Directive.
Copy out the listing that follows, exactly, without its pictures.

Collected material.
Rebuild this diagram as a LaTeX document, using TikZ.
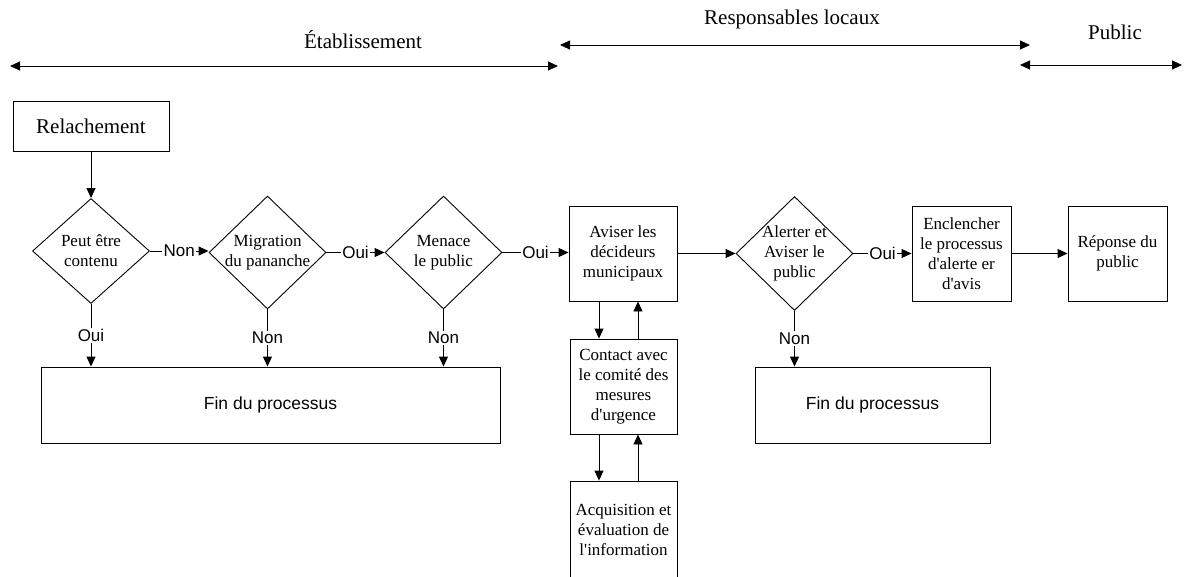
\documentclass[tikz,border=0pt]{standalone}
\usepackage{fontspec}
% straight apostrophes, as typed
\setmainfont{Liberation Serif}[Ligatures=TeXOff]
\setsansfont{Liberation Sans}
\usetikzlibrary{arrows.meta,shapes.geometric,calc}

\begin{document}
\begin{tikzpicture}[x=1pt,y=-1pt,
  line width=0.9pt,
  tip/.style={-{Triangle[length=10pt,width=9pt]}},
  span/.style={{Triangle[length=10pt,width=9pt]}-{Triangle[length=10pt,width=9pt]}},
  box/.style={draw, rectangle, inner sep=0pt, align=center,
    font=\fontsize{17}{20}\selectfont},
  dia/.style={draw, diamond, inner sep=0pt, minimum width=117pt},
  diatext/.style={align=center, inner sep=0pt, font=\fontsize{17}{20}\selectfont},
  endbox/.style={draw, rectangle, inner sep=0pt, minimum height=76pt,
    font=\sffamily\fontsize{17.5}{20}\selectfont},
  lab/.style={fill=white, inner sep=1.5pt, font=\sffamily\fontsize{17}{20}\selectfont},
  head/.style={inner sep=0pt, font=\fontsize{21}{24}\selectfont}
]
\useasboundingbox (0,0) rectangle (1184,576);

% responsibility bands
\node[head] (hEtab) at (363,40) {Établissement};
\coordinate (e1) at (10,66);
\coordinate (e2) at (558,66);
\draw[span] (e1) -- (e2);

\node[head] (hResp) at (792,19) {Responsables locaux};
\coordinate (r1) at (560,45);
\coordinate (r2) at (1030,45);
\draw[span] (r1) -- (r2);

\node[head] (hPub) at (1115,32) {Public};
\coordinate (p1) at (1020,65);
\coordinate (p2) at (1182,65);
\draw[span] (p1) -- (p2);

% start
\node[box, minimum width=156pt, minimum height=50pt,
  font=\fontsize{21}{24}\selectfont] (rel) at (91,126) {Relachement};

% decisions
\node[dia, minimum height=105pt] (d1) at (91,251) {};
\node[diatext] at (d1) {Peut être\\contenu};
\node[dia, minimum height=113pt] (d2) at (267.5,252.5) {};
\node[diatext] at (d2) {Migration\\du pananche};
\node[dia, minimum height=113pt] (d3) at (443.5,252.5) {};
\node[diatext] at (d3) {Menace\\le public};
\node[dia, minimum height=114pt] (d4) at (794.5,253.5) {};
\node[diatext] at (d4) {Alerter et\\Aviser le\\public};

% process boxes
\node[box, minimum width=108pt, minimum height=95pt] (avis) at (623,253.5)
  {Aviser les\\décideurs\\municipaux};
\node[box, minimum width=107pt, minimum height=95pt] (cont) at (623.5,386.5)
  {Contact avec\\le comité des\\mesures\\d'urgence};
\node[box, minimum width=107pt, minimum height=97pt] (acq) at (623.5,529.5)
  {Acquisition et\\évaluation de\\l'information};
\node[box, minimum width=99pt, minimum height=95pt] (encl) at (961.5,253.5)
  {Enclencher\\le processus\\d'alerte er\\d'avis};
\node[box, minimum width=99pt, minimum height=95pt] (rep) at (1117.5,253.5)
  {Réponse du\\public};

% end states
\node[endbox, minimum width=459pt] (fin1) at (270.5,405) {Fin du processus};
\node[endbox, minimum width=235pt] (fin2) at (872.5,405) {Fin du processus};

% main flow
\draw[tip] (rel) -- (d1);
\draw[tip] (d1.east) -- node[lab] {Non} (d1.east -| d2.west);
\draw[tip] (d2.east) -- node[lab] {Oui} (d2.east -| d3.west);
\draw[tip] (d3.east) -- node[lab] {Oui} (d3.east -| avis.west);
\draw[tip] (avis.east) -- (avis.east -| d4.west);
\draw[tip] (d4.east) -- node[lab] {Oui} (d4.east -| encl.west);
\draw[tip] (encl) -- (rep);

% exits to the end states
\draw[tip] (d1.south) -- node[lab] {Oui} (d1.south |- fin1.north);
\draw[tip] (d2.south) -- node[lab] {Non} (d2.south |- fin1.north);
\draw[tip] (d3.south) -- node[lab] {Non} (d3.south |- fin1.north);
\draw[tip] (d4.south) -- node[lab] {Non} (d4.south |- fin2.north);

% consultation loop
\draw[tip] ($(avis.south)+(-24,0)$) -- ($(cont.north)+(-24.5,0)$);
\draw[tip] ($(cont.north)+(14.5,0)$) -- ($(avis.south)+(15,0)$);
\draw[tip] ($(cont.south)+(-24.5,0)$) -- ($(acq.north)+(-24.5,0)$);
\draw[tip] ($(acq.north)+(14.5,0)$) -- ($(cont.south)+(14.5,0)$);
\end{tikzpicture}
\end{document}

Response.
Rebuild this diagram as a LaTeX document, using TikZ.
\documentclass[tikz,border=0pt]{standalone}
\usepackage{fontspec}
% straight apostrophes, as typed
\setmainfont{Liberation Serif}[Ligatures=TeXOff]
\setsansfont{Liberation Sans}
\usetikzlibrary{arrows.meta,shapes.geometric,calc}

\begin{document}
\begin{tikzpicture}[x=1pt,y=-1pt,
  line width=0.9pt,
  tip/.style={-{Triangle[length=10pt,width=9pt]}},
  span/.style={{Triangle[length=10pt,width=9pt]}-{Triangle[length=10pt,width=9pt]}},
  box/.style={draw, rectangle, inner sep=0pt, align=center,
    font=\fontsize{17}{20}\selectfont},
  dia/.style={draw, diamond, inner sep=0pt, minimum width=117pt},
  diatext/.style={align=center, inner sep=0pt, font=\fontsize{17}{20}\selectfont},
  endbox/.style={draw, rectangle, inner sep=0pt, minimum height=76pt,
    font=\sffamily\fontsize{17.5}{20}\selectfont},
  lab/.style={fill=white, inner sep=1.5pt, font=\sffamily\fontsize{17}{20}\selectfont},
  head/.style={inner sep=0pt, font=\fontsize{21}{24}\selectfont}
]
\useasboundingbox (0,0) rectangle (1184,576);

% responsibility bands
\node[head] (hEtab) at (363,40) {Établissement};
\coordinate (e1) at (10,66);
\coordinate (e2) at (558,66);
\draw[span] (e1) -- (e2);

\node[head] (hResp) at (792,19) {Responsables locaux};
\coordinate (r1) at (560,45);
\coordinate (r2) at (1030,45);
\draw[span] (r1) -- (r2);

\node[head] (hPub) at (1115,32) {Public};
\coordinate (p1) at (1020,65);
\coordinate (p2) at (1182,65);
\draw[span] (p1) -- (p2);

% start
\node[box, minimum width=156pt, minimum height=50pt,
  font=\fontsize{21}{24}\selectfont] (rel) at (91,126) {Relachement};

% decisions
\node[dia, minimum height=105pt] (d1) at (91,251) {};
\node[diatext] at (d1) {Peut être\\contenu};
\node[dia, minimum height=113pt] (d2) at (267.5,252.5) {};
\node[diatext] at (d2) {Migration\\du pananche};
\node[dia, minimum height=113pt] (d3) at (443.5,252.5) {};
\node[diatext] at (d3) {Menace\\le public};
\node[dia, minimum height=114pt] (d4) at (794.5,253.5) {};
\node[diatext] at (d4) {Alerter et\\Aviser le\\public};

% process boxes
\node[box, minimum width=108pt, minimum height=95pt] (avis) at (623,253.5)
  {Aviser les\\décideurs\\municipaux};
\node[box, minimum width=107pt, minimum height=95pt] (cont) at (623.5,386.5)
  {Contact avec\\le comité des\\mesures\\d'urgence};
\node[box, minimum width=107pt, minimum height=97pt] (acq) at (623.5,529.5)
  {Acquisition et\\évaluation de\\l'information};
\node[box, minimum width=99pt, minimum height=95pt] (encl) at (961.5,253.5)
  {Enclencher\\le processus\\d'alerte er\\d'avis};
\node[box, minimum width=99pt, minimum height=95pt] (rep) at (1117.5,253.5)
  {Réponse du\\public};

% end states
\node[endbox, minimum width=459pt] (fin1) at (270.5,405) {Fin du processus};
\node[endbox, minimum width=235pt] (fin2) at (872.5,405) {Fin du processus};

% main flow
\draw[tip] (rel) -- (d1);
\draw[tip] (d1.east) -- node[lab] {Non} (d1.east -| d2.west);
\draw[tip] (d2.east) -- node[lab] {Oui} (d2.east -| d3.west);
\draw[tip] (d3.east) -- node[lab] {Oui} (d3.east -| avis.west);
\draw[tip] (avis.east) -- (avis.east -| d4.west);
\draw[tip] (d4.east) -- node[lab] {Oui} (d4.east -| encl.west);
\draw[tip] (encl) -- (rep);

% exits to the end states
\draw[tip] (d1.south) -- node[lab] {Oui} (d1.south |- fin1.north);
\draw[tip] (d2.south) -- node[lab] {Non} (d2.south |- fin1.north);
\draw[tip] (d3.south) -- node[lab] {Non} (d3.south |- fin1.north);
\draw[tip] (d4.south) -- node[lab] {Non} (d4.south |- fin2.north);

% consultation loop
\draw[tip] ($(avis.south)+(-24,0)$) -- ($(cont.north)+(-24.5,0)$);
\draw[tip] ($(cont.north)+(14.5,0)$) -- ($(avis.south)+(15,0)$);
\draw[tip] ($(cont.south)+(-24.5,0)$) -- ($(acq.north)+(-24.5,0)$);
\draw[tip] ($(acq.north)+(14.5,0)$) -- ($(cont.south)+(14.5,0)$);
\end{tikzpicture}
\end{document}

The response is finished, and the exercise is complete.